■ Rows from a dataset ■
***

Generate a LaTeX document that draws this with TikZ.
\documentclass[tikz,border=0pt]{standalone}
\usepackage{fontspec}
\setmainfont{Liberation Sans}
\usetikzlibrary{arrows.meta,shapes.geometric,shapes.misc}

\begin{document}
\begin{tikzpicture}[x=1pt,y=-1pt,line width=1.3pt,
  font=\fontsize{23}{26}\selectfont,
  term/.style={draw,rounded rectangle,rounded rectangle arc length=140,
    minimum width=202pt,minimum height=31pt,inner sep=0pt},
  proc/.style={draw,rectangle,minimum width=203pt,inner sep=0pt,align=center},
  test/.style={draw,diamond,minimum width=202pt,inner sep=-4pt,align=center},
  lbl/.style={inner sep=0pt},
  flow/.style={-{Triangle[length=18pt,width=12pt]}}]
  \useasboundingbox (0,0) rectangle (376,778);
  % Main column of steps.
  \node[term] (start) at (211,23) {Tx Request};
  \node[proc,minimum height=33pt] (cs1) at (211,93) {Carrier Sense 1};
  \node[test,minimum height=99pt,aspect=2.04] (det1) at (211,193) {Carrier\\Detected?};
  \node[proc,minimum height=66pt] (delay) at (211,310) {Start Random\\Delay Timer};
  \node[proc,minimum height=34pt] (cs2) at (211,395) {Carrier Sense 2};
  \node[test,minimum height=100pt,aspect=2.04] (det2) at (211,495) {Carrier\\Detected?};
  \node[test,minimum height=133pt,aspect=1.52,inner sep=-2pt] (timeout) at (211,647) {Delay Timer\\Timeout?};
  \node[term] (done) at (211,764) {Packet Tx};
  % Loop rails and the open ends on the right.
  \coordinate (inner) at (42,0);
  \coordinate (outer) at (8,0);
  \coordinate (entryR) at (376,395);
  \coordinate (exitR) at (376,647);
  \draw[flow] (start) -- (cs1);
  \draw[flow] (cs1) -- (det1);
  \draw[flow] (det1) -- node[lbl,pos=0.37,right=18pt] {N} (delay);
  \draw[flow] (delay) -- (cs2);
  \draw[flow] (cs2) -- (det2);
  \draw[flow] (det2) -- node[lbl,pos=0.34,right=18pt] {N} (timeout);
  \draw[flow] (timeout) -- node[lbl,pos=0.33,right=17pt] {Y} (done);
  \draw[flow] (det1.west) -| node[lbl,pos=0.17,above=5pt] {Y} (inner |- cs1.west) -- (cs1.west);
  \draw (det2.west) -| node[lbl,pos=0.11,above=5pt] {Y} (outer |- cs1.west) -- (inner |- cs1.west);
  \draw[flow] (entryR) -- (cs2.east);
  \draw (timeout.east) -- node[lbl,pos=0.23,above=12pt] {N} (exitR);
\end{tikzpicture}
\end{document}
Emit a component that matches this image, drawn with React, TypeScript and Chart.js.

***

■ Written instruction ■
The data above must be returned in full, exactly as written.

■ Result of the task ■
Generate a LaTeX document that draws this with TikZ.
\documentclass[tikz,border=0pt]{standalone}
\usepackage{fontspec}
\setmainfont{Liberation Sans}
\usetikzlibrary{arrows.meta,shapes.geometric,shapes.misc}

\begin{document}
\begin{tikzpicture}[x=1pt,y=-1pt,line width=1.3pt,
  font=\fontsize{23}{26}\selectfont,
  term/.style={draw,rounded rectangle,rounded rectangle arc length=140,
    minimum width=202pt,minimum height=31pt,inner sep=0pt},
  proc/.style={draw,rectangle,minimum width=203pt,inner sep=0pt,align=center},
  test/.style={draw,diamond,minimum width=202pt,inner sep=-4pt,align=center},
  lbl/.style={inner sep=0pt},
  flow/.style={-{Triangle[length=18pt,width=12pt]}}]
  \useasboundingbox (0,0) rectangle (376,778);
  % Main column of steps.
  \node[term] (start) at (211,23) {Tx Request};
  \node[proc,minimum height=33pt] (cs1) at (211,93) {Carrier Sense 1};
  \node[test,minimum height=99pt,aspect=2.04] (det1) at (211,193) {Carrier\\Detected?};
  \node[proc,minimum height=66pt] (delay) at (211,310) {Start Random\\Delay Timer};
  \node[proc,minimum height=34pt] (cs2) at (211,395) {Carrier Sense 2};
  \node[test,minimum height=100pt,aspect=2.04] (det2) at (211,495) {Carrier\\Detected?};
  \node[test,minimum height=133pt,aspect=1.52,inner sep=-2pt] (timeout) at (211,647) {Delay Timer\\Timeout?};
  \node[term] (done) at (211,764) {Packet Tx};
  % Loop rails and the open ends on the right.
  \coordinate (inner) at (42,0);
  \coordinate (outer) at (8,0);
  \coordinate (entryR) at (376,395);
  \coordinate (exitR) at (376,647);
  \draw[flow] (start) -- (cs1);
  \draw[flow] (cs1) -- (det1);
  \draw[flow] (det1) -- node[lbl,pos=0.37,right=18pt] {N} (delay);
  \draw[flow] (delay) -- (cs2);
  \draw[flow] (cs2) -- (det2);
  \draw[flow] (det2) -- node[lbl,pos=0.34,right=18pt] {N} (timeout);
  \draw[flow] (timeout) -- node[lbl,pos=0.33,right=17pt] {Y} (done);
  \draw[flow] (det1.west) -| node[lbl,pos=0.17,above=5pt] {Y} (inner |- cs1.west) -- (cs1.west);
  \draw (det2.west) -| node[lbl,pos=0.11,above=5pt] {Y} (outer |- cs1.west) -- (inner |- cs1.west);
  \draw[flow] (entryR) -- (cs2.east);
  \draw (timeout.east) -- node[lbl,pos=0.23,above=12pt] {N} (exitR);
\end{tikzpicture}
\end{document}
Emit a component that matches this image, drawn with React, TypeScript and Chart.js.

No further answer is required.